◆ **Challenge**:
Each line from the top of the listing through the one holding "y_ticks = [0, 10, 20, 30, 40, 50]" should be restated word for word, with nothing added and no pictures.

* Start Provided records *

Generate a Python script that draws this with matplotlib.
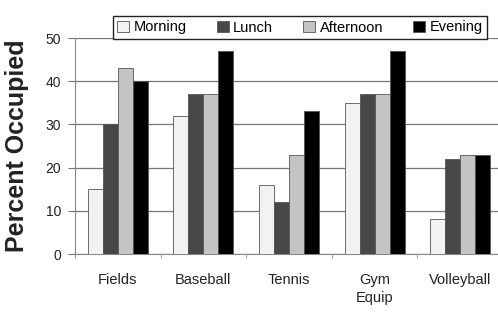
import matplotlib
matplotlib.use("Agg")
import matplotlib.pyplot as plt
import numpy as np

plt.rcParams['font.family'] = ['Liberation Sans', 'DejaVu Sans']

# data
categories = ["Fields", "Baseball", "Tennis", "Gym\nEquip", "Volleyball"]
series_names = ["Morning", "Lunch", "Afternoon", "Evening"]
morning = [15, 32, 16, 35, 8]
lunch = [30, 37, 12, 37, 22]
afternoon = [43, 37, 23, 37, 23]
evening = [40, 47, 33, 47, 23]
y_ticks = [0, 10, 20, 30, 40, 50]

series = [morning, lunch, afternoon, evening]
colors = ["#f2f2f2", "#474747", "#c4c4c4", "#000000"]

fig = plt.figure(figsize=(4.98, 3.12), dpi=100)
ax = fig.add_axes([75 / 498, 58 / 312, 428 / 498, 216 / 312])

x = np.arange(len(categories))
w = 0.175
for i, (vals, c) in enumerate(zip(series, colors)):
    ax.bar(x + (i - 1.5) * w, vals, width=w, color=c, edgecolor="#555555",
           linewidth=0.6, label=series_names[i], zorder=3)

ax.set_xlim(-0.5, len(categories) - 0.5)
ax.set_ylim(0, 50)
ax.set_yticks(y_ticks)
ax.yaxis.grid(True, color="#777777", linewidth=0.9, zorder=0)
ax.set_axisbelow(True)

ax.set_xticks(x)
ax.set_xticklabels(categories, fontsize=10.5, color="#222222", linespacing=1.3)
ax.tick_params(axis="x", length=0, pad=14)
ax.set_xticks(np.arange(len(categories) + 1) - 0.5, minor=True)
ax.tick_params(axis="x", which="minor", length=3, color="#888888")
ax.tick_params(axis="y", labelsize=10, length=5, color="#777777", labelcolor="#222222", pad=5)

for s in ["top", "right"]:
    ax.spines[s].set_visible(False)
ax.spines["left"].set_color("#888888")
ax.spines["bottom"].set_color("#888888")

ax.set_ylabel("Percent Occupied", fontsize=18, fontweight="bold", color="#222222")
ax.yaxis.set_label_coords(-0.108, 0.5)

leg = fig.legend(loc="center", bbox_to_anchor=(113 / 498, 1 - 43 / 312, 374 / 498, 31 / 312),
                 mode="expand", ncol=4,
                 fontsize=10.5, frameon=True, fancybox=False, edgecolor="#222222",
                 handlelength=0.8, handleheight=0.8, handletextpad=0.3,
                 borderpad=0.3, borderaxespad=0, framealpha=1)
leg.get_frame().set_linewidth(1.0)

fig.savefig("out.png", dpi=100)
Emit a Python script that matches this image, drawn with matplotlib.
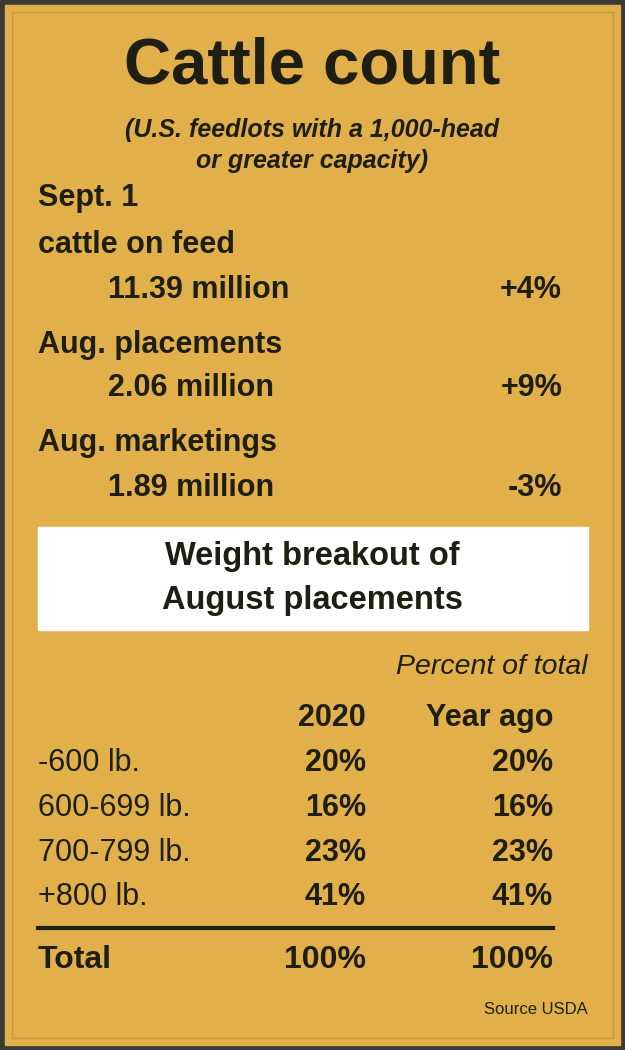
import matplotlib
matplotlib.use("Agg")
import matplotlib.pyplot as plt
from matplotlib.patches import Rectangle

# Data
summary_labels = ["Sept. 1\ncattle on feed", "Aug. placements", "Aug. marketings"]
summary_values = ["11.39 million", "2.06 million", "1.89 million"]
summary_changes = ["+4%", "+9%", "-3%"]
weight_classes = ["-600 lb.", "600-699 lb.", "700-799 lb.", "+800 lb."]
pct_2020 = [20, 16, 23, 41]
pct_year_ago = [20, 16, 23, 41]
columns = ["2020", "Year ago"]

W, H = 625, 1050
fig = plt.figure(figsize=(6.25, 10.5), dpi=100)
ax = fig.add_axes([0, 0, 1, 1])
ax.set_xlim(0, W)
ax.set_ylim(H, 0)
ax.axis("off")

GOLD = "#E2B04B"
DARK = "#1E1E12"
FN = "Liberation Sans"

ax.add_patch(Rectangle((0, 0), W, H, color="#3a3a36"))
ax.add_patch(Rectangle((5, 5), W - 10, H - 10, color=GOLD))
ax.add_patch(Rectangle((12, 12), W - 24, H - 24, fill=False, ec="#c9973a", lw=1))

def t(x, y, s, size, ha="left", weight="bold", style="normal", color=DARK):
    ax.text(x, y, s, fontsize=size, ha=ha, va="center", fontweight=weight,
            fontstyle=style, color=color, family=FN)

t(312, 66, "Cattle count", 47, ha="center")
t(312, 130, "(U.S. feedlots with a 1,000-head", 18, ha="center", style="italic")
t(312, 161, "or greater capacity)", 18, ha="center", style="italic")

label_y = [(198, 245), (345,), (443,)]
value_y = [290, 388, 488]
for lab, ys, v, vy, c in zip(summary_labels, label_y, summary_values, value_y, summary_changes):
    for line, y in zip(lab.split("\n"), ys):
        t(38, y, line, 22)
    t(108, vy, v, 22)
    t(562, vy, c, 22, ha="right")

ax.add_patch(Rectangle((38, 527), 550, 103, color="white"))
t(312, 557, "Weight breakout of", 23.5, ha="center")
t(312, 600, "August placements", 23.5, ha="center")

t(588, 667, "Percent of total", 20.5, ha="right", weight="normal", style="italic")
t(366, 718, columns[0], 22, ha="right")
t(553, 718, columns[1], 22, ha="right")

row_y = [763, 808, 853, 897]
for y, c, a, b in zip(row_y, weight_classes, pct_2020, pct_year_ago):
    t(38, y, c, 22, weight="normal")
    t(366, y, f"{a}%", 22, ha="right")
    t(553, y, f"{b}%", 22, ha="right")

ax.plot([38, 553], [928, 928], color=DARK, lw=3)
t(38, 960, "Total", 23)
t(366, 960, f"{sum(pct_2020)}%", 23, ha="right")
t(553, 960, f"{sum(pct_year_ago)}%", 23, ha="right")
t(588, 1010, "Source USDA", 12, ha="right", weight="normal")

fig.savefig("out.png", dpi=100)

* End Provided records *

◆ **Response for this exercise**:
Generate a Python script that draws this with matplotlib.
import matplotlib
matplotlib.use("Agg")
import matplotlib.pyplot as plt
import numpy as np

plt.rcParams['font.family'] = ['Liberation Sans', 'DejaVu Sans']

# data
categories = ["Fields", "Baseball", "Tennis", "Gym\nEquip", "Volleyball"]
series_names = ["Morning", "Lunch", "Afternoon", "Evening"]
morning = [15, 32, 16, 35, 8]
lunch = [30, 37, 12, 37, 22]
afternoon = [43, 37, 23, 37, 23]
evening = [40, 47, 33, 47, 23]
y_ticks = [0, 10, 20, 30, 40, 50]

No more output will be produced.